## Short problem
Please print exactly the lines below, from the start of the material up to and including the line with "from matplotlib.patches import Rectangle", but none of the pictures.

-.-.-

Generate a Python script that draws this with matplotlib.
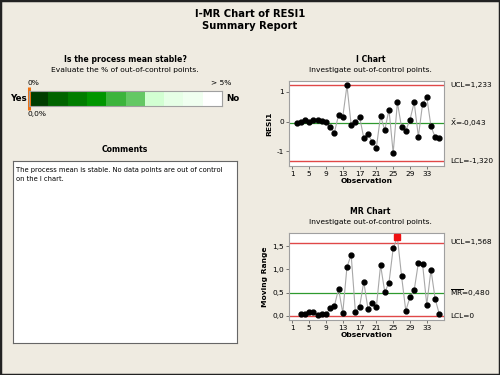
import numpy as np
import matplotlib.pyplot as plt
from matplotlib.patches import Rectangle

# data
obs_i = list(range(2, 37))
resi = [-0.03, 0.00, 0.05, -0.02, 0.05, 0.05, 0.03, 0.00, -0.17, -0.37,
        0.23, 0.16, 1.22, -0.11, 0.00, 0.17, -0.55, -0.41, -0.68, -0.87,
        0.20, -0.29, 0.41, -1.05, 0.65, -0.19, -0.30, 0.07, 0.65, -0.50,
        0.60, 0.83, -0.16, -0.52, -0.55]
obs_mr = list(range(3, 37))
mr = [0.03, 0.04, 0.08, 0.09, 0.01, 0.03, 0.03, 0.16, 0.21, 0.58,
      0.06, 1.05, 1.31, 0.09, 0.19, 0.73, 0.15, 0.28, 0.19, 1.09,
      0.51, 0.71, 1.45, 1.69, 0.85, 0.11, 0.40, 0.55, 1.14, 1.11,
      0.24, 0.99, 0.36, 0.03]
i_ucl, i_cl, i_lcl = 1.233, -0.043, -1.320
mr_ucl, mr_cl, mr_lcl = 1.568, 0.480, 0.0
xticks = [1, 5, 9, 13, 17, 21, 25, 29, 33]
pct_out = 0.0
seg_colors = ['#003d00', '#006400', '#007d00', '#009600', '#3cb43c',
              '#64c864', '#d2ffd2', '#e6ffe6', '#f0fff0', '#ffffff']

W, H = 500, 375
bg = '#efebe1'
red = '#e04848'
green = '#2e9a2e'
plt.rcParams['font.family'] = 'DejaVu Sans'


def fx(x):
    return x / W


def fy(y):
    return 1 - y / H


def rect(l, t, r, b):
    return [fx(l), fy(b), (r - l) / W, (b - t) / H]


fig = plt.figure(figsize=(5, 3.75), dpi=100, facecolor=bg)
fig.patches.append(Rectangle((0, 0), 1, 1, transform=fig.transFigure,
                             fill=False, edgecolor='#222222', linewidth=2.5))

fig.text(0.5, fy(14), 'I-MR Chart of RESI1', ha='center', va='center',
         fontsize=7.2, fontweight='bold')
fig.text(0.5, fy(26), 'Summary Report', ha='center', va='center',
         fontsize=7.2, fontweight='bold')

# stability gauge
fig.text(fx(125), fy(60), 'Is the process mean stable?', ha='center',
         va='center', fontsize=5.6, fontweight='bold')
fig.text(fx(125), fy(70), 'Evaluate the % of out-of-control points.',
         ha='center', va='center', fontsize=5.4)
gax = fig.add_axes(rect(29, 91, 222, 106))
gax.set_xlim(0, 5)
gax.set_ylim(0, 1)
seg_w = 5 / len(seg_colors)
gax.barh(0.5, [seg_w] * len(seg_colors), left=np.arange(len(seg_colors)) * seg_w,
         height=1, color=seg_colors, edgecolor='none')
for s in gax.spines.values():
    s.set_color('#a0a0a0')
gax.set_xticks([])
gax.set_yticks([])
gax.plot([pct_out, pct_out], [-0.25, 1.25], color='#f07010', lw=2.2,
         clip_on=False, solid_capstyle='butt')
fig.text(fx(27), fy(98.5), 'Yes', ha='right', va='center', fontsize=6.3,
         fontweight='bold')
fig.text(fx(226), fy(98.5), 'No', ha='left', va='center', fontsize=6.3,
         fontweight='bold')
fig.text(fx(28), fy(83), '0%', ha='left', va='center', fontsize=5.4)
fig.text(fx(231), fy(83), '> 5%', ha='right', va='center', fontsize=5.4)
fig.text(fx(28), fy(114), '0,0%', ha='left', va='center', fontsize=5.4)

# comments
fig.text(fx(125), fy(150), 'Comments', ha='center', va='center',
         fontsize=5.6, fontweight='bold')
cax = fig.add_axes(rect(13, 161, 237, 343))
cax.set_xticks([])
cax.set_yticks([])
for s in cax.spines.values():
    s.set_color('#666666')
cax.text(0.015, 0.965, 'The process mean is stable. No data points are out of control\non the I chart.',
         transform=cax.transAxes, ha='left', va='top', fontsize=4.9,
         linespacing=1.45)


def ctl_chart(box, x, y, ucl, cl, lcl, ylim, yticks, ylabels, ylabel, title,
              clabel, cl_y, lcl_y, ucl_y):
    ax = fig.add_axes(rect(*box))
    ax.axhline(ucl, color=red, lw=1)
    ax.axhline(lcl, color=red, lw=1)
    ax.axhline(cl, color=green, lw=0.9)
    ax.plot(x, y, color='#a8a8a8', lw=0.8, zorder=3)
    y = np.array(y)
    x = np.array(x)
    out = (y > ucl) | (y < lcl)
    ax.plot(x[~out], y[~out], 'o', color='black', ms=3.5, zorder=4)
    ax.plot(x[out], y[out], 's', color='#ee1111', ms=3.8, zorder=4)
    ax.set_xlim(0.2, 37.1)
    ax.set_ylim(*ylim)
    ax.set_xticks(xticks)
    ax.set_yticks(yticks)
    ax.set_yticklabels(ylabels)
    ax.tick_params(labelsize=5.3, length=2, width=0.5, pad=1.5,
                   color='#444444')
    for s in ax.spines.values():
        s.set_color('#a0a0a0')
        s.set_linewidth(0.8)
    ax.set_xlabel('Observation', fontsize=5.4, fontweight='bold', labelpad=1)
    ax.set_ylabel(ylabel, fontsize=5.4, fontweight='bold', labelpad=3)
    l, t, r, b = box
    fig.text(fx((l + r) / 2 + 4), fy(t - 21), title, ha='center',
             va='center', fontsize=5.6, fontweight='bold')
    fig.text(fx((l + r) / 2 + 4), fy(t - 11),
             'Investigate out-of-control points.', ha='center', va='center',
             fontsize=5.4)
    fig.text(fx(450), fy(ucl_y), 'UCL=' + f'{ucl:.3f}'.replace('.', ','),
             ha='left', va='center', fontsize=5.3)
    fig.text(fx(450), fy(cl_y), clabel + '=' + f'{cl:.3f}'.replace('.', ','),
             ha='left', va='center', fontsize=5.3)
    lab = 'LCL=0' if lcl == 0 else 'LCL=' + f'{lcl:.3f}'.replace('.', ',')
    fig.text(fx(450), fy(lcl_y), lab, ha='left', va='center', fontsize=5.3)
    return ax


ctl_chart((289, 81, 444, 166), obs_i, resi, i_ucl, i_cl, i_lcl,
          (-1.49, 1.37), [-1, 0, 1], ['-1', '0', '1'], 'RESI1', 'I Chart',
          r'$\bar{\mathrm{X}}$', 123, 161, 85)
ctl_chart((289, 233, 444, 320), obs_mr, mr, mr_ucl, mr_cl, mr_lcl,
          (-0.09, 1.78), [0, 0.5, 1.0, 1.5], ['0,0', '0,5', '1,0', '1,5'],
          'Moving Range', 'MR Chart', r'$\overline{\mathrm{MR}}$', 293, 316, 242)

fig.savefig('out.png', dpi=100, facecolor=bg)
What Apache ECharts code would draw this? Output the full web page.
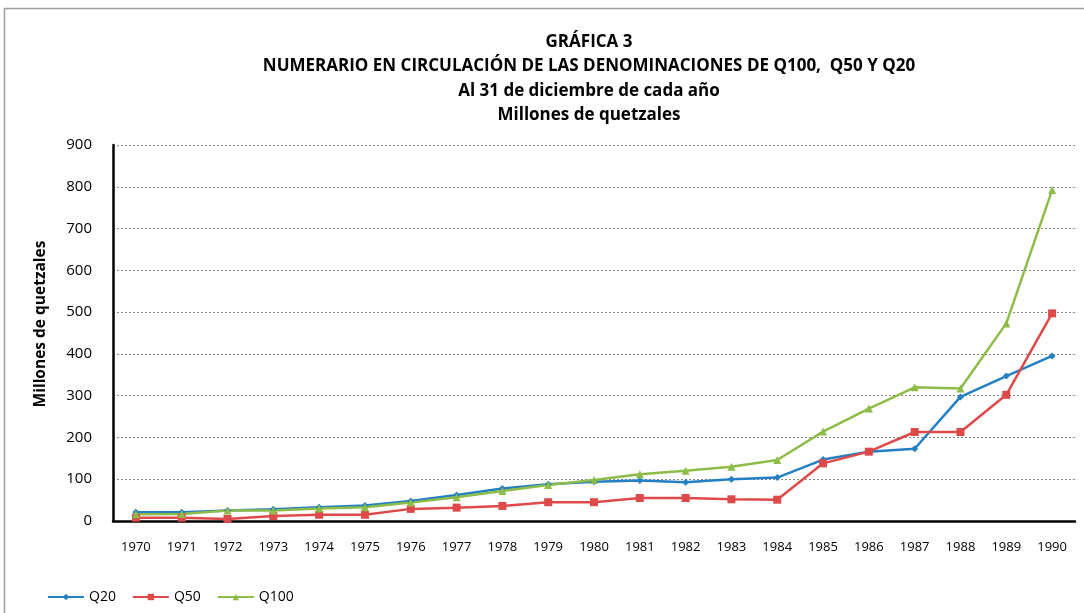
<!DOCTYPE html>
<html><head><meta charset="utf-8">
<script src="https://cdn.jsdelivr.net/npm/echarts@6/dist/echarts.min.js"></script>
<style>html,body{margin:0;padding:0;background:#fff}#c{width:1084px;height:613px}</style>
</head><body><div id="c"></div>
<script>
const years = ['1970','1971','1972','1973','1974','1975','1976','1977','1978','1979','1980','1981','1982','1983','1984','1985','1986','1987','1988','1989','1990'];
const q20  = [21,21,25,28,33,37,48,62,78,88,94,97,93,100,104,147,166,173,297,347,395];
const q50  = [8,8,5,12,15,15,29,32,36,45,45,55,55,52,51,138,166,213,213,302,497];
const q100 = [16,17,25,25,30,33,44,57,72,86,98,112,120,130,146,214,269,320,317,473,792];
const yTicks = [0,100,200,300,400,500,600,700,800,900];

const font = '"Open Sans", "Noto Sans", sans-serif';
const chart = echarts.init(document.getElementById('c'));
const mk = (name, data, color, symbol, size) => ({
  name, type: 'line', data, symbol, symbolSize: size,
  lineStyle: {color, width: 2.5}, itemStyle: {color},
  emphasis: {disabled: true}
});
chart.setOption({
  animation: false,
  graphic: [{type: 'rect', shape: {x: 4.5, y: 8.5, width: 1200, height: 1000},
    style: {fill: 'none', stroke: '#a0a0a0', lineWidth: 1.5}}],
  title: {
    text: 'GRÁFICA 3\nNUMERARIO EN CIRCULACIÓN DE LAS DENOMINACIONES DE Q100,  Q50 Y Q20\nAl 31 de diciembre de cada año\nMillones de quetzales',
    left: 584, top: 25, textAlign: 'center',
    textStyle: {fontFamily: font, fontSize: 17, fontWeight: 'bold', color: '#000', lineHeight: 24.3}
  },
  legend: {
    left: 42, top: 585, itemWidth: 36, itemHeight: 8, itemGap: 16,
    textStyle: {fontFamily: font, fontSize: 14, color: '#000'},
    data: ['Q20','Q50','Q100']
  },
  grid: {left: 113, right: 9, top: 145, bottom: 92},
  xAxis: {
    type: 'category', data: years, boundaryGap: true,
    axisLine: {lineStyle: {color: '#000', width: 2.5}},
    axisTick: {show: false},
    axisLabel: {fontFamily: font, fontSize: 13, color: '#000', margin: 20}
  },
  yAxis: {
    type: 'value', min: yTicks[0], max: yTicks[yTicks.length-1], interval: 100,
    name: 'Millones de quetzales', nameLocation: 'middle', nameGap: 64, nameRotate: 90,
    nameTextStyle: {fontFamily: font, fontSize: 15.5, fontWeight: 'bold', color: '#000', padding: [0, 0, 0, 18]},
    axisLine: {show: true, lineStyle: {color: '#000', width: 2.5}},
    axisTick: {show: false},
    axisLabel: {fontFamily: font, fontSize: 15, color: '#000', margin: 21},
    splitLine: {lineStyle: {color: '#888', type: [2, 2], width: 1}}
  },
  series: [
    mk('Q20', q20, '#2580c3', 'diamond', 7),
    mk('Q50', q50, '#de4a4a', 'rect', 8),
    mk('Q100', q100, '#8dbd48', 'triangle', 8)
  ]
});
</script></body></html>
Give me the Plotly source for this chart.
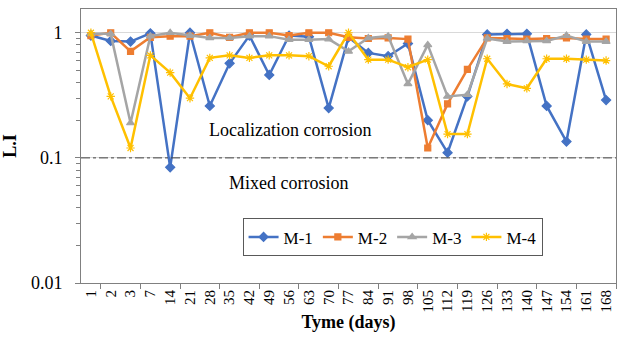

-.-.-

## Answer to this task
Generate a Python script that draws this with matplotlib.
import numpy as np
import matplotlib.pyplot as plt
from matplotlib.patches import Rectangle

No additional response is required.